Provided data:
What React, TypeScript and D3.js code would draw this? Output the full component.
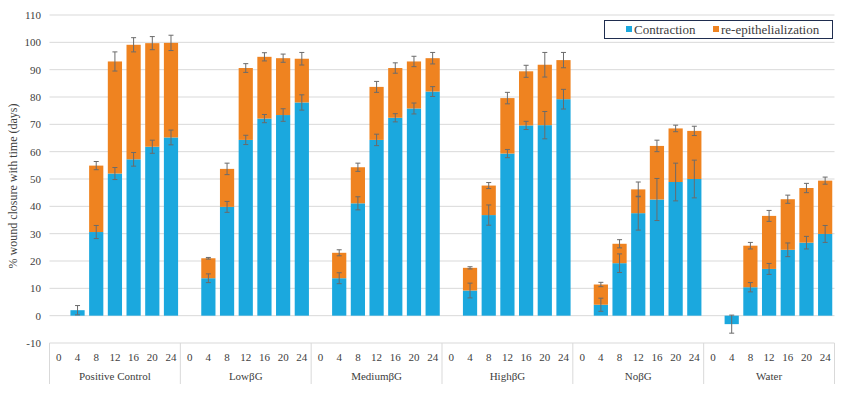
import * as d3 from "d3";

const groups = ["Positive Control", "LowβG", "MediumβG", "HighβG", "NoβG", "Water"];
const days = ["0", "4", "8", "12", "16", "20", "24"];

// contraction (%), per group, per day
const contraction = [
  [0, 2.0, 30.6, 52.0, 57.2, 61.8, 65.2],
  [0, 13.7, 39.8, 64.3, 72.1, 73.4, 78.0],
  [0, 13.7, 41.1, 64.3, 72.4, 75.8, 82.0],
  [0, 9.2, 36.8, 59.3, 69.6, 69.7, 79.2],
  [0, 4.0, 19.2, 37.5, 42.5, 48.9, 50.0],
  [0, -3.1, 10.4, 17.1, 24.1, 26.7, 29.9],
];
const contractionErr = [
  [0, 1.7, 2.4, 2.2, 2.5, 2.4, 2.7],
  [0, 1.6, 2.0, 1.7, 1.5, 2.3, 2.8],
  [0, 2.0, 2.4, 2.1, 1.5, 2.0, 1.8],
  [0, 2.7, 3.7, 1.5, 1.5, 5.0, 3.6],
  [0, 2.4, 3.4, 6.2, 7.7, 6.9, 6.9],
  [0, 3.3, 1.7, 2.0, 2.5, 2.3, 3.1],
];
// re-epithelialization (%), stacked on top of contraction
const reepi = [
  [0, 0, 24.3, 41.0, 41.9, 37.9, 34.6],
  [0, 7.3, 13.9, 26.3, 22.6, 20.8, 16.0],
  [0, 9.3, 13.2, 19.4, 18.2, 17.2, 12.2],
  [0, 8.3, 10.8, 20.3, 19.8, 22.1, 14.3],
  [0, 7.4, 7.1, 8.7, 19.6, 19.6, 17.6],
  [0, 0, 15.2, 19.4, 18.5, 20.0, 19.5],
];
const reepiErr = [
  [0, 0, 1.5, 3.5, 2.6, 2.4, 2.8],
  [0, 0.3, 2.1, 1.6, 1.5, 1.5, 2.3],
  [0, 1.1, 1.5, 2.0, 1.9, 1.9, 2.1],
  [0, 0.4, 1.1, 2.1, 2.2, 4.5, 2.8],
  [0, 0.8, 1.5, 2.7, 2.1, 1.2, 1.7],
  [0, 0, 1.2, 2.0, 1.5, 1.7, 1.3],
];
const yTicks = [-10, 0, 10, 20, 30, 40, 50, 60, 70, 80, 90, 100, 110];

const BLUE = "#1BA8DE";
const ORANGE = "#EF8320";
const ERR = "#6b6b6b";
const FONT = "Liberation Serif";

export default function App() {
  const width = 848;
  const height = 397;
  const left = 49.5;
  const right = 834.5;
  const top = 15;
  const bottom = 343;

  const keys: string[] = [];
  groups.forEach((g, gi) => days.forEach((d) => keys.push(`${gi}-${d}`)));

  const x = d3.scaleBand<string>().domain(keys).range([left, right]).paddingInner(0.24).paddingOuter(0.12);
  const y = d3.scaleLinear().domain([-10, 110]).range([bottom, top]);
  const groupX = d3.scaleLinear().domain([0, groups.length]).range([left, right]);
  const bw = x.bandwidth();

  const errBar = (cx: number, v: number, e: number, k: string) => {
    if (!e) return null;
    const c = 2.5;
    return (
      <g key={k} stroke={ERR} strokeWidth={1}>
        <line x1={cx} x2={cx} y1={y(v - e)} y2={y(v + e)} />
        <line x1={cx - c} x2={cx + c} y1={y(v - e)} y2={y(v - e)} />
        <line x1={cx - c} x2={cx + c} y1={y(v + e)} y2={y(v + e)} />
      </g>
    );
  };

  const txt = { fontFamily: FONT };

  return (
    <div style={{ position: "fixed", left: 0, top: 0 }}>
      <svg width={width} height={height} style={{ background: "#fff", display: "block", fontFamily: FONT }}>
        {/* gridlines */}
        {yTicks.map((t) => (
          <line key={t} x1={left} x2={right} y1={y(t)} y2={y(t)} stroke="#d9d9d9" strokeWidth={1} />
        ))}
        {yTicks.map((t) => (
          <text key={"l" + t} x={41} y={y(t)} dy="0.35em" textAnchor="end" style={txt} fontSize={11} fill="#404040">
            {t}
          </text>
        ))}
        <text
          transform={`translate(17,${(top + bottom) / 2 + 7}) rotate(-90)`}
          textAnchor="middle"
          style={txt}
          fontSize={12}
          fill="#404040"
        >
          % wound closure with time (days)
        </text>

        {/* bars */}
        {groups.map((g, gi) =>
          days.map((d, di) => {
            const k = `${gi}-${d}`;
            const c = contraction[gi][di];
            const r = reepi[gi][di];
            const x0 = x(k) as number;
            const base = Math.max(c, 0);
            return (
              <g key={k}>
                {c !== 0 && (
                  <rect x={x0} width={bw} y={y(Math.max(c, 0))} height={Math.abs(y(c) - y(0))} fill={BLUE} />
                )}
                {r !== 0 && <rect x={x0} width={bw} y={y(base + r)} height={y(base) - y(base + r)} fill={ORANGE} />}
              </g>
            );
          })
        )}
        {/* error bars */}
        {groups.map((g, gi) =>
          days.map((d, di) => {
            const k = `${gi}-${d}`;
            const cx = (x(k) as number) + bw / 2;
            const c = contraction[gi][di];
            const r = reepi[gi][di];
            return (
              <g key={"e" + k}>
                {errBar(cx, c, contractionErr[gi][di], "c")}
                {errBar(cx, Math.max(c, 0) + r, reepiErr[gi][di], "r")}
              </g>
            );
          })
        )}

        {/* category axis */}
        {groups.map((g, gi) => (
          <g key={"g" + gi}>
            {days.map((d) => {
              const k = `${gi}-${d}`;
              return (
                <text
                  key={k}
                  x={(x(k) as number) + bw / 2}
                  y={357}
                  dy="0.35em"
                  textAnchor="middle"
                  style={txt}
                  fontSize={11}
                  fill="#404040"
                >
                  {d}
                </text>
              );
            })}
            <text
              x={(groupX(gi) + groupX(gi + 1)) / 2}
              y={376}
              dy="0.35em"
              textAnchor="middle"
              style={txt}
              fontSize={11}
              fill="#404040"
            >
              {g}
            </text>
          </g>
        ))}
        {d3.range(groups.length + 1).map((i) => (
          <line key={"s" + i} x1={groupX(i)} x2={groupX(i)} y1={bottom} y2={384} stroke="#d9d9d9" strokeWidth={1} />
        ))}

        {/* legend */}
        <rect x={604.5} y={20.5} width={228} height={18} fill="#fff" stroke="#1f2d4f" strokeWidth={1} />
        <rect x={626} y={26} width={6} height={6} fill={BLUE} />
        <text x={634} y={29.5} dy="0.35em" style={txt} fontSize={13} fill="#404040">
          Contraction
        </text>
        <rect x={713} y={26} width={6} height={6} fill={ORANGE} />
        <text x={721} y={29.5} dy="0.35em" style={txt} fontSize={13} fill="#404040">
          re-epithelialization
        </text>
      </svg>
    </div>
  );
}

Goal:
Transcribe the listing in full. Omit the pictures and keep every line exact.

Output:
What React, TypeScript and D3.js code would draw this? Output the full component.
import * as d3 from "d3";

const groups = ["Positive Control", "LowβG", "MediumβG", "HighβG", "NoβG", "Water"];
const days = ["0", "4", "8", "12", "16", "20", "24"];

// contraction (%), per group, per day
const contraction = [
  [0, 2.0, 30.6, 52.0, 57.2, 61.8, 65.2],
  [0, 13.7, 39.8, 64.3, 72.1, 73.4, 78.0],
  [0, 13.7, 41.1, 64.3, 72.4, 75.8, 82.0],
  [0, 9.2, 36.8, 59.3, 69.6, 69.7, 79.2],
  [0, 4.0, 19.2, 37.5, 42.5, 48.9, 50.0],
  [0, -3.1, 10.4, 17.1, 24.1, 26.7, 29.9],
];
const contractionErr = [
  [0, 1.7, 2.4, 2.2, 2.5, 2.4, 2.7],
  [0, 1.6, 2.0, 1.7, 1.5, 2.3, 2.8],
  [0, 2.0, 2.4, 2.1, 1.5, 2.0, 1.8],
  [0, 2.7, 3.7, 1.5, 1.5, 5.0, 3.6],
  [0, 2.4, 3.4, 6.2, 7.7, 6.9, 6.9],
  [0, 3.3, 1.7, 2.0, 2.5, 2.3, 3.1],
];
// re-epithelialization (%), stacked on top of contraction
const reepi = [
  [0, 0, 24.3, 41.0, 41.9, 37.9, 34.6],
  [0, 7.3, 13.9, 26.3, 22.6, 20.8, 16.0],
  [0, 9.3, 13.2, 19.4, 18.2, 17.2, 12.2],
  [0, 8.3, 10.8, 20.3, 19.8, 22.1, 14.3],
  [0, 7.4, 7.1, 8.7, 19.6, 19.6, 17.6],
  [0, 0, 15.2, 19.4, 18.5, 20.0, 19.5],
];
const reepiErr = [
  [0, 0, 1.5, 3.5, 2.6, 2.4, 2.8],
  [0, 0.3, 2.1, 1.6, 1.5, 1.5, 2.3],
  [0, 1.1, 1.5, 2.0, 1.9, 1.9, 2.1],
  [0, 0.4, 1.1, 2.1, 2.2, 4.5, 2.8],
  [0, 0.8, 1.5, 2.7, 2.1, 1.2, 1.7],
  [0, 0, 1.2, 2.0, 1.5, 1.7, 1.3],
];
const yTicks = [-10, 0, 10, 20, 30, 40, 50, 60, 70, 80, 90, 100, 110];

const BLUE = "#1BA8DE";
const ORANGE = "#EF8320";
const ERR = "#6b6b6b";
const FONT = "Liberation Serif";

export default function App() {
  const width = 848;
  const height = 397;
  const left = 49.5;
  const right = 834.5;
  const top = 15;
  const bottom = 343;

  const keys: string[] = [];
  groups.forEach((g, gi) => days.forEach((d) => keys.push(`${gi}-${d}`)));

  const x = d3.scaleBand<string>().domain(keys).range([left, right]).paddingInner(0.24).paddingOuter(0.12);
  const y = d3.scaleLinear().domain([-10, 110]).range([bottom, top]);
  const groupX = d3.scaleLinear().domain([0, groups.length]).range([left, right]);
  const bw = x.bandwidth();

  const errBar = (cx: number, v: number, e: number, k: string) => {
    if (!e) return null;
    const c = 2.5;
    return (
      <g key={k} stroke={ERR} strokeWidth={1}>
        <line x1={cx} x2={cx} y1={y(v - e)} y2={y(v + e)} />
        <line x1={cx - c} x2={cx + c} y1={y(v - e)} y2={y(v - e)} />
        <line x1={cx - c} x2={cx + c} y1={y(v + e)} y2={y(v + e)} />
      </g>
    );
  };

  const txt = { fontFamily: FONT };

  return (
    <div style={{ position: "fixed", left: 0, top: 0 }}>
      <svg width={width} height={height} style={{ background: "#fff", display: "block", fontFamily: FONT }}>
        {/* gridlines */}
        {yTicks.map((t) => (
          <line key={t} x1={left} x2={right} y1={y(t)} y2={y(t)} stroke="#d9d9d9" strokeWidth={1} />
        ))}
        {yTicks.map((t) => (
          <text key={"l" + t} x={41} y={y(t)} dy="0.35em" textAnchor="end" style={txt} fontSize={11} fill="#404040">
            {t}
          </text>
        ))}
        <text
          transform={`translate(17,${(top + bottom) / 2 + 7}) rotate(-90)`}
          textAnchor="middle"
          style={txt}
          fontSize={12}
          fill="#404040"
        >
          % wound closure with time (days)
        </text>

        {/* bars */}
        {groups.map((g, gi) =>
          days.map((d, di) => {
            const k = `${gi}-${d}`;
            const c = contraction[gi][di];
            const r = reepi[gi][di];
            const x0 = x(k) as number;
            const base = Math.max(c, 0);
            return (
              <g key={k}>
                {c !== 0 && (
                  <rect x={x0} width={bw} y={y(Math.max(c, 0))} height={Math.abs(y(c) - y(0))} fill={BLUE} />
                )}
                {r !== 0 && <rect x={x0} width={bw} y={y(base + r)} height={y(base) - y(base + r)} fill={ORANGE} />}
              </g>
            );
          })
        )}
        {/* error bars */}
        {groups.map((g, gi) =>
          days.map((d, di) => {
            const k = `${gi}-${d}`;
            const cx = (x(k) as number) + bw / 2;
            const c = contraction[gi][di];
            const r = reepi[gi][di];
            return (
              <g key={"e" + k}>
                {errBar(cx, c, contractionErr[gi][di], "c")}
                {errBar(cx, Math.max(c, 0) + r, reepiErr[gi][di], "r")}
              </g>
            );
          })
        )}

        {/* category axis */}
        {groups.map((g, gi) => (
          <g key={"g" + gi}>
            {days.map((d) => {
              const k = `${gi}-${d}`;
              return (
                <text
                  key={k}
                  x={(x(k) as number) + bw / 2}
                  y={357}
                  dy="0.35em"
                  textAnchor="middle"
                  style={txt}
                  fontSize={11}
                  fill="#404040"
                >
                  {d}
                </text>
              );
            })}
            <text
              x={(groupX(gi) + groupX(gi + 1)) / 2}
              y={376}
              dy="0.35em"
              textAnchor="middle"
              style={txt}
              fontSize={11}
              fill="#404040"
            >
              {g}
            </text>
          </g>
        ))}
        {d3.range(groups.length + 1).map((i) => (
          <line key={"s" + i} x1={groupX(i)} x2={groupX(i)} y1={bottom} y2={384} stroke="#d9d9d9" strokeWidth={1} />
        ))}

        {/* legend */}
        <rect x={604.5} y={20.5} width={228} height={18} fill="#fff" stroke="#1f2d4f" strokeWidth={1} />
        <rect x={626} y={26} width={6} height={6} fill={BLUE} />
        <text x={634} y={29.5} dy="0.35em" style={txt} fontSize={13} fill="#404040">
          Contraction
        </text>
        <rect x={713} y={26} width={6} height={6} fill={ORANGE} />
        <text x={721} y={29.5} dy="0.35em" style={txt} fontSize={13} fill="#404040">
          re-epithelialization
        </text>
      </svg>
    </div>
  );
}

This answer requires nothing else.